O grande negócio da mentira
Nunca houve tantas oportunidades de trabalho para talentos criativos na comunicação. Não, não estou falando de agências de publicidade, negócio muito pequeno, de alcance curto e objetivos medíocres. Estou falando da ocupação cultural, política e territorial do planeta. Estou falando de propaganda, na mais clássica das suas definições.
A propaganda como arma de tomada de poder, através da imposição de ideias, disfarçada de informação. A propaganda que cria versões para os fatos, que interpreta os acontecimentos à vontade de quem a contrata, que comove e mobiliza, através da colocação em prática de um plano de doutrinação e submissão.
Diante de telas, milhões de indivíduos espalhados pelo mundo usam suas habilidades retóricas e sua capacidade inventiva para distorcer a verdade, a serviço de potências econômicas e bélicas.
Trabalho legal e bem remunerado. No Brasil, os interesses internacionais se ramificam nas disputas políticas internas, reflexos diretos de objetivos externos. O mundo está preso a um esquema de polarização entre forças poderosíssimas de persuasão.
Não é diferente por aqui. Além de se combaterem diretamente, essas forças têm também inimigos comuns, aos quais combatem solidariamente: a verdade, a independência, a reflexão, o conhecimento, a ciência...
A inexpressividade do não-alinhamento no cenário eleitoral é parte do sucesso do processo permanente de alienação da população, alimentado com eficácia por especialistas. E os talentos não se têm feito de rogados em cumprir esse papel. Apesar do atropelo da ética, o fato é que não sobra muita coisa para fazer, hoje em dia.
Esse jogo é global e por demais pesado para ser confrontado, a não ser por heróis, quase sempre voluntários e, com raras exceções, abatidos pelo caminho. Afinal, estamos falando de mercado e o mercado vive de ocasiões e oportunidades.
E, sempre é bom lembrar, o mercado não é uma entidade fora do ser humano, mas o próprio ser humano em ação e intenção.
A polarização na disputa pelo poder, por mais danosa para a verdade, é, ao mesmo tempo, uma grande e sofisticada empregadora das mentes privilegiadas e, digamos, moralmente céticas.
É, ainda, a maior consumidora de ferramental tecnológico da atualidade.

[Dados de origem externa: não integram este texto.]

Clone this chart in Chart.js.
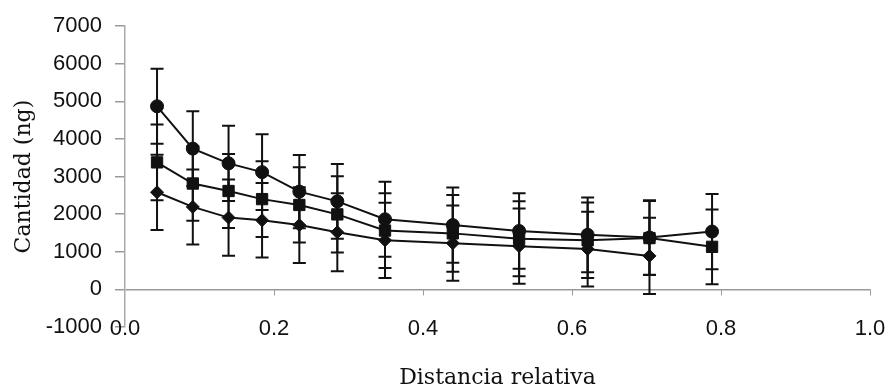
<!DOCTYPE html>
<html>
<head>
<meta charset="utf-8">
<script src="https://cdn.jsdelivr.net/npm/chart.js@4.4.1/dist/chart.umd.min.js"></script>
<style>
  html, body { margin: 0; padding: 0; background: #ffffff; }
  #wrap { width: 893px; height: 391px; position: relative; }
</style>
</head>
<body>
<div id="wrap"><canvas id="c" width="893" height="391"></canvas></div>
<script>
// ---- data ----
const distancia = [0.043, 0.091, 0.139, 0.184, 0.234, 0.285, 0.349, 0.440, 0.529, 0.621, 0.704, 0.788];

const serieCirculo = [4870, 3745, 3352, 3119, 2601, 2342, 1865, 1710, 1554, 1451, 1380, 1539];
const errorCirculo = [997, 992, 1000, 1005, 974, 992, 997, 1000, 1005, 993, 988, 1000];

const serieCuadrado = [3378, 2816, 2617, 2401, 2246, 1995, 1565, 1490, 1347, 1306, 1365, 1132];
const errorCuadrado = [1005, 992, 985, 1010, 1000, 1015, 993, 1020, 1000, 1005, 985, 992];

const serieRombo = [2583, 2194, 1909, 1839, 1710, 1521, 1306, 1230, 1150, 1073, 891];
const errorRombo = [1000, 997, 1015, 993, 1010, 1037, 1000, 1000, 1000, 993, 1014];

const xTicks = [0.0, 0.2, 0.4, 0.6, 0.8, 1.0];
const yTicks = [-1000, 0, 1000, 2000, 3000, 4000, 5000, 6000, 7000];

const xTitle = 'Distancia relativa';
const yTitle = 'Cantidad (ng)';

function pts(xs, ys, es) {
  return ys.map((y, i) => ({ x: xs[i], y: y, err: es[i] }));
}

const tickFont = { family: "'Liberation Sans', Arial, sans-serif", size: 22 };
const titleFont = { family: "'DejaVu Serif', serif", size: 22 };

const errorBars = {
  id: 'errorBars',
  beforeDatasetsDraw(chart) {
    const ctx = chart.ctx;
    const xs = chart.scales.x, ys = chart.scales.y;
    ctx.save();
    ctx.strokeStyle = '#111';
    ctx.lineWidth = 2;
    chart.data.datasets.forEach(ds => {
      ds.data.forEach(p => {
        const px = xs.getPixelForValue(p.x);
        const top = ys.getPixelForValue(p.y + p.err);
        const bot = ys.getPixelForValue(p.y - p.err);
        ctx.beginPath();
        ctx.moveTo(px, top); ctx.lineTo(px, bot);
        ctx.moveTo(px - 6.5, top); ctx.lineTo(px + 6.5, top);
        ctx.moveTo(px - 6.5, bot); ctx.lineTo(px + 6.5, bot);
        ctx.stroke();
      });
    });
    ctx.restore();
  }
};

// small tick marks on the zero line and x tick labels at the bottom of the plot
const xAxisDecor = {
  id: 'xAxisDecor',
  beforeDatasetsDraw(chart) {
    const ctx = chart.ctx;
    const xs = chart.scales.x, ys = chart.scales.y;
    const y0 = ys.getPixelForValue(0);
    ctx.save();
    ctx.strokeStyle = '#9a9a9a';
    ctx.lineWidth = 1;
    xTicks.forEach(v => {
      if (v === 0) return;
      const px = Math.round(xs.getPixelForValue(v)) + 0.5;
      ctx.beginPath();
      ctx.moveTo(px, y0);
      ctx.lineTo(px, y0 + 6);
      ctx.stroke();
    });
    ctx.restore();
  },
  afterDraw(chart) {
    const ctx = chart.ctx;
    const xs = chart.scales.x;
    const yLab = chart.chartArea.bottom + 2;
    ctx.save();
    ctx.font = tickFont.size + 'px ' + tickFont.family;
    ctx.fillStyle = '#111';
    ctx.textAlign = 'center';
    ctx.textBaseline = 'middle';
    xTicks.forEach(v => {
      ctx.fillText(v.toFixed(1), xs.getPixelForValue(v), yLab);
    });
    ctx.restore();
  }
};

new Chart(document.getElementById('c'), {
  type: 'scatter',
  data: {
    datasets: [
      {
        label: 'círculo',
        data: pts(distancia, serieCirculo, errorCirculo),
        showLine: true,
        borderColor: '#111', backgroundColor: '#111',
        borderWidth: 2,
        pointStyle: 'circle', pointRadius: 6.5, pointBorderWidth: 1,
        pointBackgroundColor: '#111', pointBorderColor: '#111'
      },
      {
        label: 'cuadrado',
        data: pts(distancia, serieCuadrado, errorCuadrado),
        showLine: true,
        borderColor: '#111', backgroundColor: '#111',
        borderWidth: 2,
        pointStyle: 'rect', pointRadius: 8, pointBorderWidth: 1,
        pointBackgroundColor: '#111', pointBorderColor: '#111'
      },
      {
        label: 'rombo',
        data: pts(distancia, serieRombo, errorRombo),
        showLine: true,
        borderColor: '#111', backgroundColor: '#111',
        borderWidth: 2,
        pointStyle: 'rectRot', pointRadius: 6.5, pointBorderWidth: 1,
        pointBackgroundColor: '#111', pointBorderColor: '#111'
      }
    ]
  },
  options: {
    responsive: false,
    animation: false,
    layout: { padding: { left: 0, top: 19, right: 23, bottom: 0 } },
    plugins: {
      legend: { display: false },
      tooltip: { enabled: false }
    },
    scales: {
      x: {
        type: 'linear',
        min: 0, max: 1,
        afterBuildTicks: s => { s.ticks = xTicks.map(v => ({ value: v })); },
        afterFit: s => { s.height = 64; s.paddingLeft = 0; s.paddingRight = 0; },
        ticks: { display: false },
        grid: { display: false, drawTicks: false },
        border: { display: false },
        title: {
          display: true, text: xTitle, font: titleFont, color: '#111',
          padding: { top: 4, bottom: 0 }
        }
      },
      y: {
        type: 'linear',
        min: -1000, max: 7000,
        afterBuildTicks: s => { s.ticks = yTicks.map(v => ({ value: v })); },
        afterFit: s => { s.width = 125; },
        ticks: {
          font: tickFont, color: '#111',
          padding: 13,
          callback: v => String(v)
        },
        grid: {
          drawOnChartArea: true,
          color: c => (c.tick && c.tick.value === 0) ? '#9a9a9a' : 'rgba(0,0,0,0)',
          tickColor: '#9a9a9a',
          tickLength: 10,
          lineWidth: 1.5
        },
        border: { display: true, color: '#aaaaaa', width: 1.5 },
        title: {
          display: true, text: yTitle, font: titleFont, color: '#111',
          padding: { top: 11, bottom: 0 }
        }
      }
    }
  },
  plugins: [errorBars, xAxisDecor]
});
</script>
</body>
</html>
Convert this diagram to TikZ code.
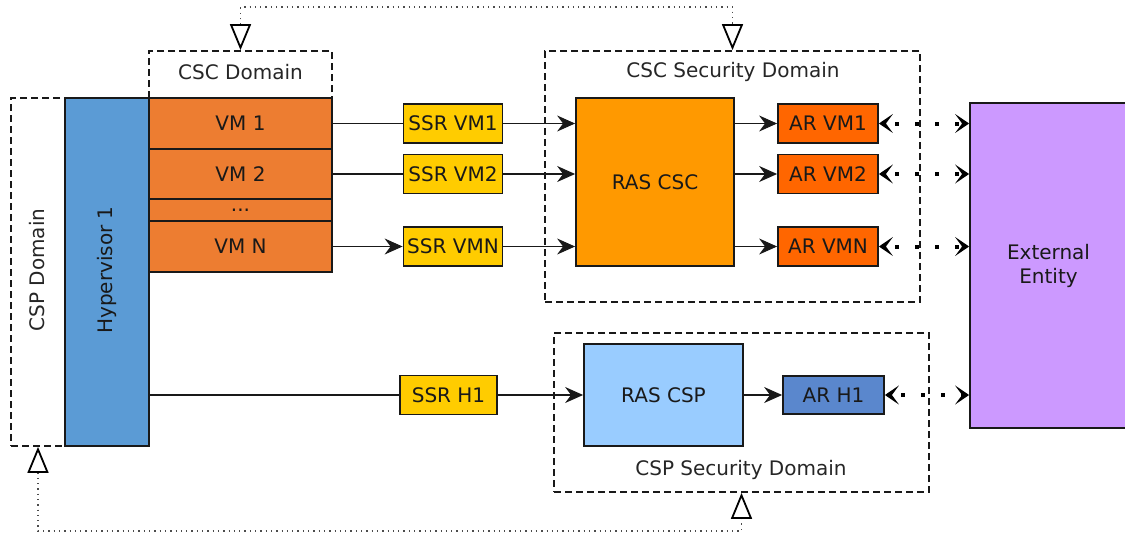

Não há, portanto, clientes mais promissores para profissionais e fornecedores do que os dois lados dessa disputa.
Vale registrar que, ironicamente, a grande “responsável” por esses métodos enviesados de tomada de poder é a democracia.
Uns e outros, simultaneamente, se fiscalizam e, eventualmente, se acusam, de quebrarem padrões democráticos, clamando a intervenção de organismos reguladores internacionais.
Claro que há exceções, como no caso de Putin na Ucrânia ou Netanyahu em Gaza, por exemplo, ou ditaduras remanescentes que sobrevivem pelo mundo, cujas ações de subjugação vão muito além da comunicação.
Mas que até por isso são também necessariamente usuários do talento criativo de bons profissionais de comunicação para justificarem seus comportamentos. Enfim, bons tempos em que o nosso maior “crime” era anunciar cigarros.